:: Data for this exercise ::

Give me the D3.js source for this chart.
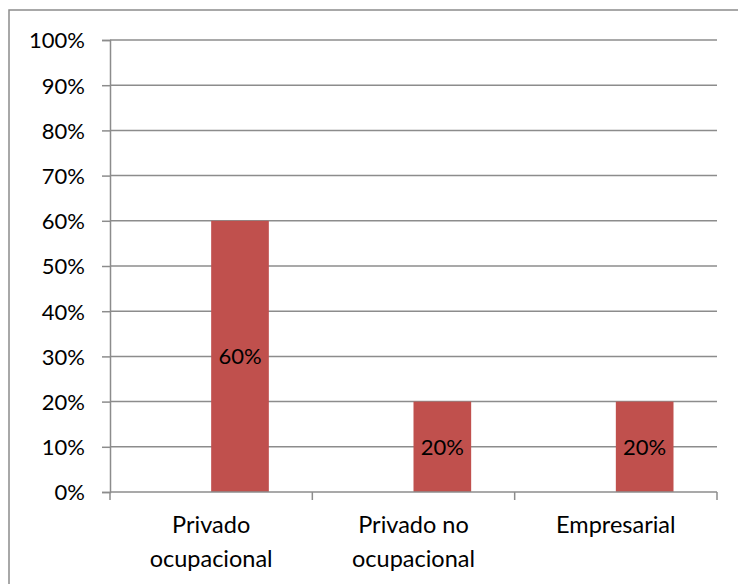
<!DOCTYPE html>
<html>
<head>
<meta charset="utf-8">
<script src="https://cdn.jsdelivr.net/npm/d3@7"></script>
<style>
  html, body { margin: 0; padding: 0; background: #fff; }
  svg text { font-family: Lato, "Open Sans", sans-serif; fill: #000; }
</style>
</head>
<body>
<svg id="chart" width="738" height="584"></svg>
<script>
// Share of each insurance type
const categories = [["Privado", "ocupacional"], ["Privado no", "ocupacional"], ["Empresarial"]];
const values = [0.60, 0.20, 0.20];
const yTicks = [0, 0.1, 0.2, 0.3, 0.4, 0.5, 0.6, 0.7, 0.8, 0.9, 1.0];

const svg = d3.select("#chart");
const plot = { left: 110, right: 717, top: 40, bottom: 492 };
const gridColor = "#8c8c8c";
const font = "Lato, 'Open Sans', sans-serif";

// outer frame
svg.append("rect")
  .attr("x", 9).attr("y", 10).attr("width", 760).attr("height", 600)
  .attr("fill", "none").attr("stroke", gridColor).attr("stroke-width", 1.5);

const y = d3.scaleLinear().domain([0, 1]).range([plot.bottom, plot.top]);
const x = d3.scaleBand().domain(categories.map((d, i) => i)).range([plot.left, plot.right]);

// horizontal gridlines
svg.append("g").selectAll("line").data(yTicks.slice(1)).join("line")
  .attr("x1", plot.left).attr("x2", plot.right)
  .attr("y1", d => y(d)).attr("y2", d => y(d))
  .attr("stroke", gridColor).attr("stroke-width", 1.5);

// y axis
const yAxis = d3.axisLeft(y).tickValues(yTicks).tickSize(8).tickPadding(17)
  .tickFormat(d3.format(".0%"));
const gy = svg.append("g").attr("transform", `translate(${plot.left},0)`).call(yAxis);
gy.select(".domain").attr("stroke", gridColor).attr("stroke-width", 1.5);
gy.selectAll(".tick line").attr("stroke", gridColor).attr("stroke-width", 1.5);
gy.selectAll(".tick text").attr("font-size", 22).attr("dy", "0.36em")
  .attr("font-family", font);

// bars sit in the right half of each category's cluster
const barW = x.bandwidth() * 0.285;
const barX = i => x(i) + x.bandwidth() / 2;
svg.append("g").selectAll("rect").data(values).join("rect")
  .attr("x", (d, i) => barX(i))
  .attr("y", d => y(d))
  .attr("width", barW)
  .attr("height", d => plot.bottom - y(d))
  .attr("fill", "#C0504D");

// value labels centred in bars
svg.append("g").selectAll("text").data(values).join("text")
  .attr("x", (d, i) => barX(i) + barW / 2)
  .attr("y", d => (y(d) + plot.bottom) / 2)
  .attr("dy", "0.36em")
  .attr("text-anchor", "middle")
  .attr("font-size", 22)
  .text(d => d3.format(".0%")(d));

// x axis line and category ticks
svg.append("line")
  .attr("x1", plot.left).attr("x2", plot.right).attr("y1", plot.bottom).attr("y2", plot.bottom)
  .attr("stroke", gridColor).attr("stroke-width", 1.5);
const edges = categories.map((d, i) => x(i)).concat([plot.right]);
svg.append("g").selectAll("line").data(edges).join("line")
  .attr("x1", d => d).attr("x2", d => d)
  .attr("y1", plot.bottom).attr("y2", plot.bottom + 8)
  .attr("stroke", gridColor).attr("stroke-width", 1.5);

// category labels
const catG = svg.append("g").selectAll("text").data(categories).join("text")
  .attr("text-anchor", "middle")
  .attr("font-size", 23.5)
  .attr("x", (d, i) => x(i) + x.bandwidth() / 2)
  .attr("y", 533);
catG.selectAll("tspan").data(d => d).join("tspan")
  .attr("x", function() { return d3.select(this.parentNode).attr("x"); })
  .attr("dy", (d, j) => j === 0 ? 0 : 34)
  .text(d => d);
</script>
</body>
</html>
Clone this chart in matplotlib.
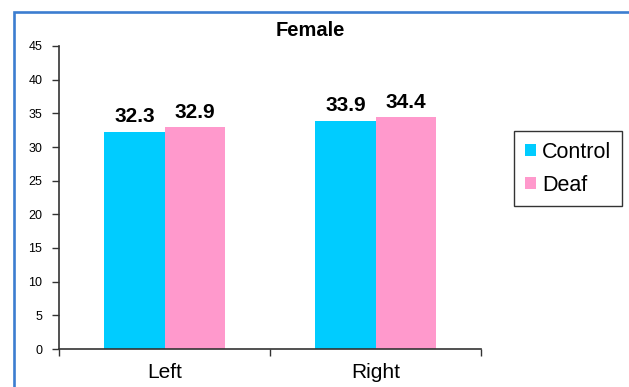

:::

What the task asks:
Reproduce the data word for word, excluding its pictures.

Solution to this task:
Give me the D3.js source for this chart.
<!DOCTYPE html>
<html>
<head>
<meta charset="utf-8">
<script src="https://cdn.jsdelivr.net/npm/d3@7"></script>
<style>
  html, body { margin: 0; padding: 0; background: #fff; }
  svg text { font-family: Lato, "Open Sans", sans-serif; fill: #000; }
</style>
</head>
<body>
<svg id="chart" width="738" height="584"></svg>
<script>
// Share of each insurance type
const categories = [["Privado", "ocupacional"], ["Privado no", "ocupacional"], ["Empresarial"]];
const values = [0.60, 0.20, 0.20];
const yTicks = [0, 0.1, 0.2, 0.3, 0.4, 0.5, 0.6, 0.7, 0.8, 0.9, 1.0];

const svg = d3.select("#chart");
const plot = { left: 110, right: 717, top: 40, bottom: 492 };
const gridColor = "#8c8c8c";
const font = "Lato, 'Open Sans', sans-serif";

// outer frame
svg.append("rect")
  .attr("x", 9).attr("y", 10).attr("width", 760).attr("height", 600)
  .attr("fill", "none").attr("stroke", gridColor).attr("stroke-width", 1.5);

const y = d3.scaleLinear().domain([0, 1]).range([plot.bottom, plot.top]);
const x = d3.scaleBand().domain(categories.map((d, i) => i)).range([plot.left, plot.right]);

// horizontal gridlines
svg.append("g").selectAll("line").data(yTicks.slice(1)).join("line")
  .attr("x1", plot.left).attr("x2", plot.right)
  .attr("y1", d => y(d)).attr("y2", d => y(d))
  .attr("stroke", gridColor).attr("stroke-width", 1.5);

// y axis
const yAxis = d3.axisLeft(y).tickValues(yTicks).tickSize(8).tickPadding(17)
  .tickFormat(d3.format(".0%"));
const gy = svg.append("g").attr("transform", `translate(${plot.left},0)`).call(yAxis);
gy.select(".domain").attr("stroke", gridColor).attr("stroke-width", 1.5);
gy.selectAll(".tick line").attr("stroke", gridColor).attr("stroke-width", 1.5);
gy.selectAll(".tick text").attr("font-size", 22).attr("dy", "0.36em")
  .attr("font-family", font);

// bars sit in the right half of each category's cluster
const barW = x.bandwidth() * 0.285;
const barX = i => x(i) + x.bandwidth() / 2;
svg.append("g").selectAll("rect").data(values).join("rect")
  .attr("x", (d, i) => barX(i))
  .attr("y", d => y(d))
  .attr("width", barW)
  .attr("height", d => plot.bottom - y(d))
  .attr("fill", "#C0504D");

// value labels centred in bars
svg.append("g").selectAll("text").data(values).join("text")
  .attr("x", (d, i) => barX(i) + barW / 2)
  .attr("y", d => (y(d) + plot.bottom) / 2)
  .attr("dy", "0.36em")
  .attr("text-anchor", "middle")
  .attr("font-size", 22)
  .text(d => d3.format(".0%")(d));

// x axis line and category ticks
svg.append("line")
  .attr("x1", plot.left).attr("x2", plot.right).attr("y1", plot.bottom).attr("y2", plot.bottom)
  .attr("stroke", gridColor).attr("stroke-width", 1.5);
const edges = categories.map((d, i) => x(i)).concat([plot.right]);
svg.append("g").selectAll("line").data(edges).join("line")
  .attr("x1", d => d).attr("x2", d => d)
  .attr("y1", plot.bottom).attr("y2", plot.bottom + 8)
  .attr("stroke", gridColor).attr("stroke-width", 1.5);

// category labels
const catG = svg.append("g").selectAll("text").data(categories).join("text")
  .attr("text-anchor", "middle")
  .attr("font-size", 23.5)
  .attr("x", (d, i) => x(i) + x.bandwidth() / 2)
  .attr("y", 533);
catG.selectAll("tspan").data(d => d).join("tspan")
  .attr("x", function() { return d3.select(this.parentNode).attr("x"); })
  .attr("dy", (d, j) => j === 0 ? 0 : 34)
  .text(d => d);
</script>
</body>
</html>
Clone this chart in matplotlib.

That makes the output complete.